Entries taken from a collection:
- - -

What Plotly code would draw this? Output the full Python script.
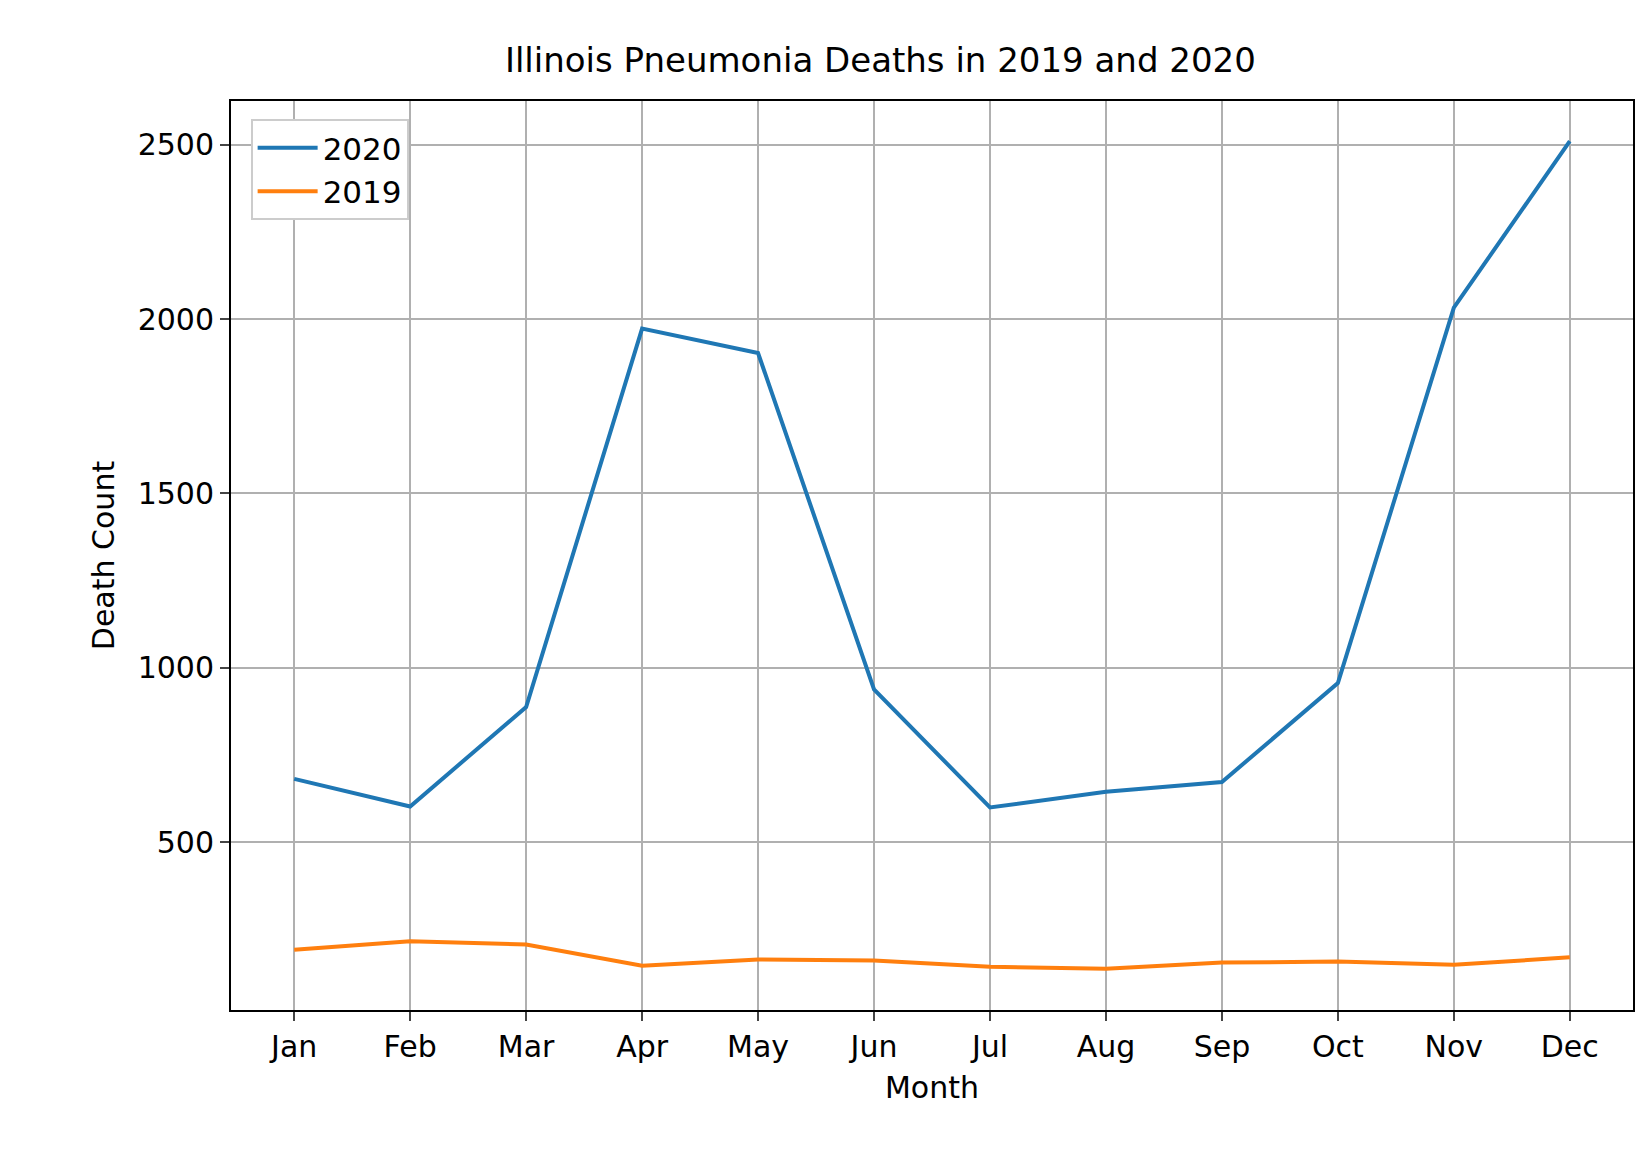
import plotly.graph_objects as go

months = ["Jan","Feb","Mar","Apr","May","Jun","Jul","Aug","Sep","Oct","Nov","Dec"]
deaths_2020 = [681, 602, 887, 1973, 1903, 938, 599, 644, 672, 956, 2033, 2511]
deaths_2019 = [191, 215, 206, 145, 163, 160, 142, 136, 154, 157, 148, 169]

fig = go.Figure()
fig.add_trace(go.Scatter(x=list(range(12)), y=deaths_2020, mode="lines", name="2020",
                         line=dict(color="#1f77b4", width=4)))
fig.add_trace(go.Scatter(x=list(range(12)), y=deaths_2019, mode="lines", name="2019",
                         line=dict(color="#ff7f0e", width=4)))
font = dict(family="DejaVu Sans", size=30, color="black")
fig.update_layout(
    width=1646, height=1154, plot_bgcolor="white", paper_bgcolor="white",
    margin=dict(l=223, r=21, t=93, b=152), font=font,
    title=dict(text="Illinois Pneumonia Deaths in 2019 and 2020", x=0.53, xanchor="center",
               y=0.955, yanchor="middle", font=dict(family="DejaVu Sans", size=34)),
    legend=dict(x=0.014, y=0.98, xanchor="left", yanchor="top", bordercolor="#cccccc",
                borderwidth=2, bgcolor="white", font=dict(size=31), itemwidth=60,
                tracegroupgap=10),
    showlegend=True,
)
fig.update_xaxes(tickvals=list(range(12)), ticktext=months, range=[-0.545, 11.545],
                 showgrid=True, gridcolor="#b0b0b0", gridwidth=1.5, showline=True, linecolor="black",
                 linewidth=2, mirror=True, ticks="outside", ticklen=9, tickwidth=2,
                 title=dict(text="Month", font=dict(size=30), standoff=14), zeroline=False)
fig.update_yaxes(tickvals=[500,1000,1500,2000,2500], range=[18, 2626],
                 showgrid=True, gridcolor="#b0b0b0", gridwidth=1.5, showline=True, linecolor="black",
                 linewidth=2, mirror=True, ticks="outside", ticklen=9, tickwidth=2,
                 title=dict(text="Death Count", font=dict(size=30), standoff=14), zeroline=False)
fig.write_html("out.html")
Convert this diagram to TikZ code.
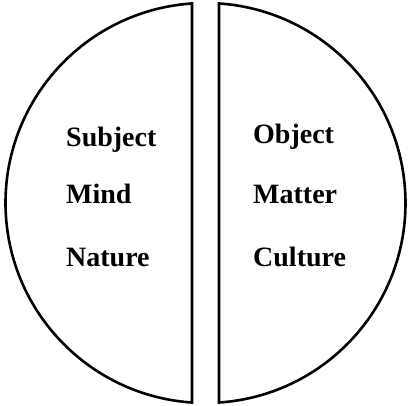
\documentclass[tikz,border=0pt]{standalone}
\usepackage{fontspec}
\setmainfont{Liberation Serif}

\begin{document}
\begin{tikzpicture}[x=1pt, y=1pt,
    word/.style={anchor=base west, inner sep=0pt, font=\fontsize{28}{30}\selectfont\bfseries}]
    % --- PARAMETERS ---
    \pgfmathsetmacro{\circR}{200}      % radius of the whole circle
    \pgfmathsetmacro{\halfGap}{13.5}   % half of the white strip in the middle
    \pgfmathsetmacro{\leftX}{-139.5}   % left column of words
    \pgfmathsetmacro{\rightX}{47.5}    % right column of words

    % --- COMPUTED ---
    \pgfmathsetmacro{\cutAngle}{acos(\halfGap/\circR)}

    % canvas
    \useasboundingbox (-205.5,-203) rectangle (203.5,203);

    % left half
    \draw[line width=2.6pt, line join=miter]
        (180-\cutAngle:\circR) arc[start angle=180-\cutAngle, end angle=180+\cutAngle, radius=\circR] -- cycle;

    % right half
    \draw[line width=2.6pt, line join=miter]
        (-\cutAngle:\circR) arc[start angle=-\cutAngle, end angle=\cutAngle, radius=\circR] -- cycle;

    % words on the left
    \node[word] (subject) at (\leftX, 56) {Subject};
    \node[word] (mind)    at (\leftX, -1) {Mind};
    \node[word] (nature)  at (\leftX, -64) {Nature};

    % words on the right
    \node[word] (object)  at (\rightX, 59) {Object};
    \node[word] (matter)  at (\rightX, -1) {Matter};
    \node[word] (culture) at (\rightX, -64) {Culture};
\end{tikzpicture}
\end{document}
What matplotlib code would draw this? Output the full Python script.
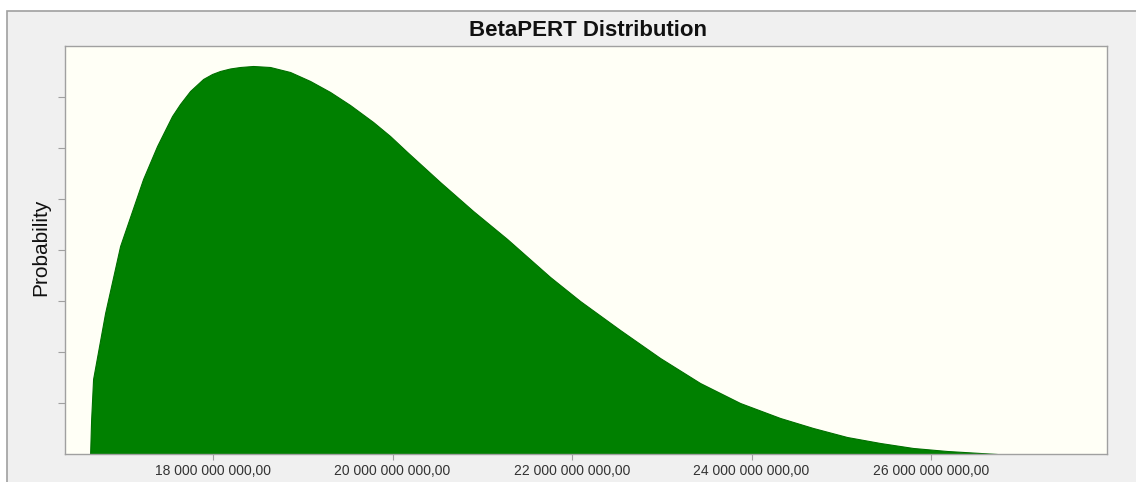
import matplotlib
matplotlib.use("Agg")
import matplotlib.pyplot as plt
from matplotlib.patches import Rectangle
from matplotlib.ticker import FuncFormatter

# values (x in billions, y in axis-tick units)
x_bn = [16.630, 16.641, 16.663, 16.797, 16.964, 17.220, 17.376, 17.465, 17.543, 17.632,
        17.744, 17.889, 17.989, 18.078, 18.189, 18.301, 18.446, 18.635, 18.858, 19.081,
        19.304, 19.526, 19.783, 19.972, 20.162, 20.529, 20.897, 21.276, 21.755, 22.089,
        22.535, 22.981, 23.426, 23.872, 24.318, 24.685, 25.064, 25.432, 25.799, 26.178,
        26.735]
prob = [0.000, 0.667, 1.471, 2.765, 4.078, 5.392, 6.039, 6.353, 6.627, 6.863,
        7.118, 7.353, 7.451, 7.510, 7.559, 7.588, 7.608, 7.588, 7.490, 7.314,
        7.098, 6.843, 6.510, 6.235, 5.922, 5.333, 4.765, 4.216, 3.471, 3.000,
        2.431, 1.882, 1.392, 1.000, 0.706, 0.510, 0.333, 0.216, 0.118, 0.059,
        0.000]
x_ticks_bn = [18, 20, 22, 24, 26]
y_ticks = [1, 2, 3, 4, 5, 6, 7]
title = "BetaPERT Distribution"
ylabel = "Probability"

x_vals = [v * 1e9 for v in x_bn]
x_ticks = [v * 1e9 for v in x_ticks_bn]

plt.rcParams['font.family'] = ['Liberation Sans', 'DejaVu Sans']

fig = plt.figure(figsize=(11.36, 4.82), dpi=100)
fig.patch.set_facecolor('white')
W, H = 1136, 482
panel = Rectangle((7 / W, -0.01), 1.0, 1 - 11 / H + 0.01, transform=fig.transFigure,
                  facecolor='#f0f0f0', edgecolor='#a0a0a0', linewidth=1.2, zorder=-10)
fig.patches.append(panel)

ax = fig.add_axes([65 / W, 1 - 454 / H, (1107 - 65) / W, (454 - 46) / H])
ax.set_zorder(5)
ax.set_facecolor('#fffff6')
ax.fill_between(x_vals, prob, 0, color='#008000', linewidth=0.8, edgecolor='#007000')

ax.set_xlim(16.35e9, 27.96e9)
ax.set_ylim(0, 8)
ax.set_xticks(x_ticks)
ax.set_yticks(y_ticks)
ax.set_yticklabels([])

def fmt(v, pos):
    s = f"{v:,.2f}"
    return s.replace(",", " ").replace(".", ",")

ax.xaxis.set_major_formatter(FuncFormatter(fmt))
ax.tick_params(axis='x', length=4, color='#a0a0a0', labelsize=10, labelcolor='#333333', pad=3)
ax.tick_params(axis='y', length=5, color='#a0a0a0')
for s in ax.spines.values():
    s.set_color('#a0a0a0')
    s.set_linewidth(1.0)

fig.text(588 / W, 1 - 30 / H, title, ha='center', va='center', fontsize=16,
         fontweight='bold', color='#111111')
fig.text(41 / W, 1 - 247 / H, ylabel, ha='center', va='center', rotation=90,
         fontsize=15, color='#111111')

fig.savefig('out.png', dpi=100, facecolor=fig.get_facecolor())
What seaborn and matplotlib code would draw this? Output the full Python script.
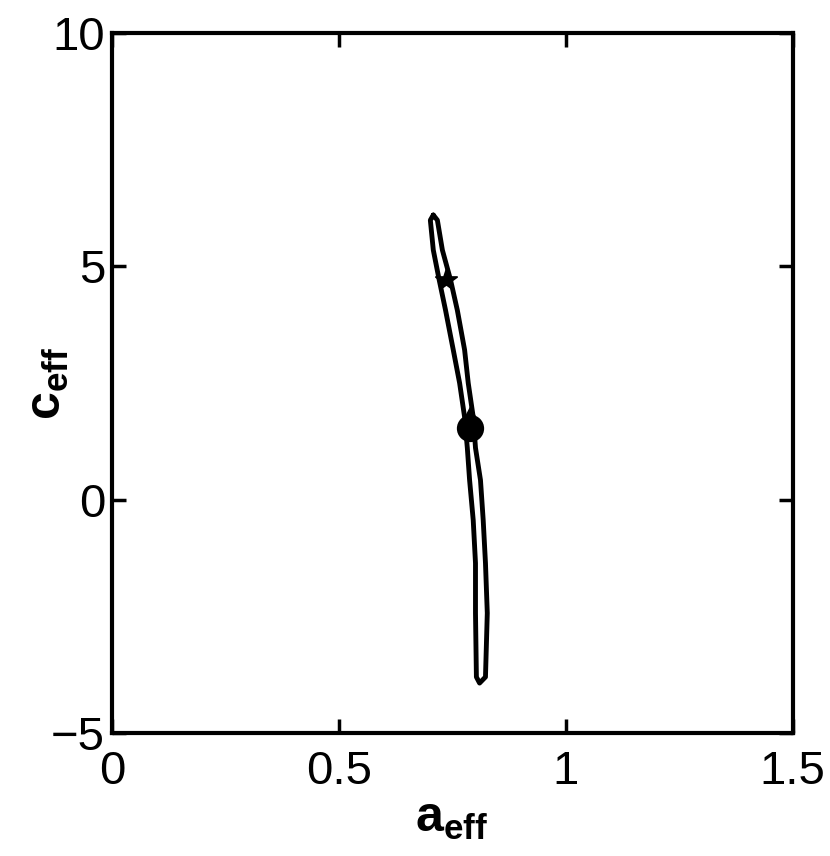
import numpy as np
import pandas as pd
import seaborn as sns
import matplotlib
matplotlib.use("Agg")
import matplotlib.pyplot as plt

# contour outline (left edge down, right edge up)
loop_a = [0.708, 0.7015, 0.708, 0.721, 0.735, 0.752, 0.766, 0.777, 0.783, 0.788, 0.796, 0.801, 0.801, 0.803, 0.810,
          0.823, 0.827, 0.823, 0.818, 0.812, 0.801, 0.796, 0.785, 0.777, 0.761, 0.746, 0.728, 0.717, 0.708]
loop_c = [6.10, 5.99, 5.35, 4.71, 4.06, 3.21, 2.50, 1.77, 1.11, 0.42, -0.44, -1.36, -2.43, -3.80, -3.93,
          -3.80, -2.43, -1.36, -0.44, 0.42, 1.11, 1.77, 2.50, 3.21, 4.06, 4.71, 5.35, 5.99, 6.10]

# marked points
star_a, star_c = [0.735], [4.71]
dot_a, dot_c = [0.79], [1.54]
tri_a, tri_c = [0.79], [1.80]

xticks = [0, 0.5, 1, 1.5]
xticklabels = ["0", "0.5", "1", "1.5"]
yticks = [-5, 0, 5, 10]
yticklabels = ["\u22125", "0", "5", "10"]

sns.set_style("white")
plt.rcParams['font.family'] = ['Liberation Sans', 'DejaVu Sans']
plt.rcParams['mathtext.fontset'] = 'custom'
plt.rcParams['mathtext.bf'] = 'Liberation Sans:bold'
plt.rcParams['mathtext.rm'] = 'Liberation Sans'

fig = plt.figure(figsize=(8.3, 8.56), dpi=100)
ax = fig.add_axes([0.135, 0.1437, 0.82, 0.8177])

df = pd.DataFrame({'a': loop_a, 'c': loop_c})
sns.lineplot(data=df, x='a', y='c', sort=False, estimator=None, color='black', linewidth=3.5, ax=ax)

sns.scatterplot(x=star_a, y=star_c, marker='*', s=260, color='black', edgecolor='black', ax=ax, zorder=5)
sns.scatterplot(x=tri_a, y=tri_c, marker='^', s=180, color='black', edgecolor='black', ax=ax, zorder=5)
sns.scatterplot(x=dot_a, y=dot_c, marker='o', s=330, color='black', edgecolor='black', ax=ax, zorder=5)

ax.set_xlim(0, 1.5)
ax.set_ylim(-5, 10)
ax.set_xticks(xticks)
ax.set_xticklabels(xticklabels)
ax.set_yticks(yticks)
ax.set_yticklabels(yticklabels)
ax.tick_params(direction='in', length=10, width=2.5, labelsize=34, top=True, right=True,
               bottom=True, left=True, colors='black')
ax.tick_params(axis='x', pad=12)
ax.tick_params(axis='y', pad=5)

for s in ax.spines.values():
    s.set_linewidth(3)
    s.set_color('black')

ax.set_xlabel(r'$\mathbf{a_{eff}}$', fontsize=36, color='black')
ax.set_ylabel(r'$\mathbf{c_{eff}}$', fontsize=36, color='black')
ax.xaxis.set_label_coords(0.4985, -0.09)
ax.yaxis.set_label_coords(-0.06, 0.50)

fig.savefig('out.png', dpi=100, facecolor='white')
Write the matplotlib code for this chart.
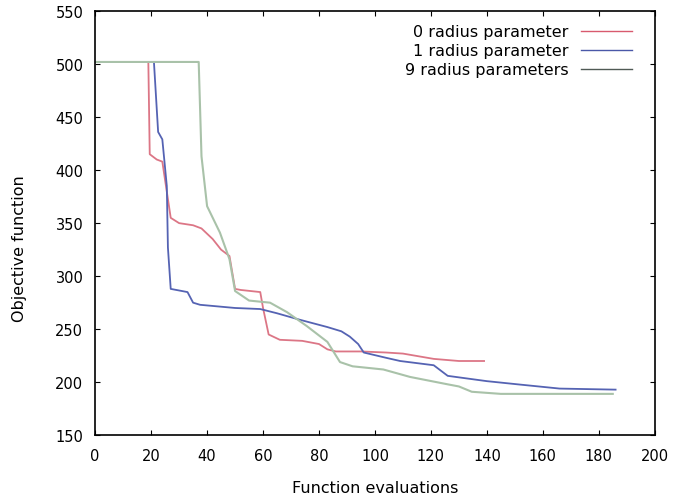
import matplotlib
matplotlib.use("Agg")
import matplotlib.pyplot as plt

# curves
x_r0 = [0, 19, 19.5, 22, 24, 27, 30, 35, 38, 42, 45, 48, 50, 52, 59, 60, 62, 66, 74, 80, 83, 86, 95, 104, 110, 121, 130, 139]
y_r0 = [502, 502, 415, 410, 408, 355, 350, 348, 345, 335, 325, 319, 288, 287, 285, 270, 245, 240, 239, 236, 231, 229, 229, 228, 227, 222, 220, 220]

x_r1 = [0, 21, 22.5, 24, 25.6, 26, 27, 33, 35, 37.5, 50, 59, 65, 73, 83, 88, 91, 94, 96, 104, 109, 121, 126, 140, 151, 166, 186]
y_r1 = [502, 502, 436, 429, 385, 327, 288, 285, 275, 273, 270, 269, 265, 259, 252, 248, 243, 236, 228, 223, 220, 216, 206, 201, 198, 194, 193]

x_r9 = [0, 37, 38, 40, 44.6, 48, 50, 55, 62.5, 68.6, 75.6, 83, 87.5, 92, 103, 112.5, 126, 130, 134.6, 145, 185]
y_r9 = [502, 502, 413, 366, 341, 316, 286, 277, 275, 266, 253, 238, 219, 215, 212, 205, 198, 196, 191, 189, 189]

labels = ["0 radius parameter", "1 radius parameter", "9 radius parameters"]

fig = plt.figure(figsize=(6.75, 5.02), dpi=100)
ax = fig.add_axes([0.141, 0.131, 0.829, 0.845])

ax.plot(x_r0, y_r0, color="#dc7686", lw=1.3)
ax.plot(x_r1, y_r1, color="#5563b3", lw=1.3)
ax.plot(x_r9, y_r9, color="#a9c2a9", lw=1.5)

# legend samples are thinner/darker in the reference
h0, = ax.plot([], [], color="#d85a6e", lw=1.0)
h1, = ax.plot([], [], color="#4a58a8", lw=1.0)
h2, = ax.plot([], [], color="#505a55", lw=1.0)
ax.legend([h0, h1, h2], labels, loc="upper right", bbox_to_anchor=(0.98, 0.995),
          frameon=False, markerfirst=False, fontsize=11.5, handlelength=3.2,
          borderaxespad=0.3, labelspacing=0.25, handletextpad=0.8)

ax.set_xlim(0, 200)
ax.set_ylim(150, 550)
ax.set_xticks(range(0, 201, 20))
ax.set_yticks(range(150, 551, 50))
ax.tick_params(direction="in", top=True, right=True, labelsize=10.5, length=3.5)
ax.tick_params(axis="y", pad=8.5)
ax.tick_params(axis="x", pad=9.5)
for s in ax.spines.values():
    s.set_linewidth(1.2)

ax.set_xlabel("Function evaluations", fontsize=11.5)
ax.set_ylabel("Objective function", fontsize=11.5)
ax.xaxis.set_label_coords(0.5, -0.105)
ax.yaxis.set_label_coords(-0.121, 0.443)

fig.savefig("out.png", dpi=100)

- - -

> **Short problem**
Gather each line in the data that holds the string "Python".

> **Problem solution**
What Plotly code would draw this? Output the full Python script.
What matplotlib code would draw this? Output the full Python script.
What seaborn and matplotlib code would draw this? Output the full Python script.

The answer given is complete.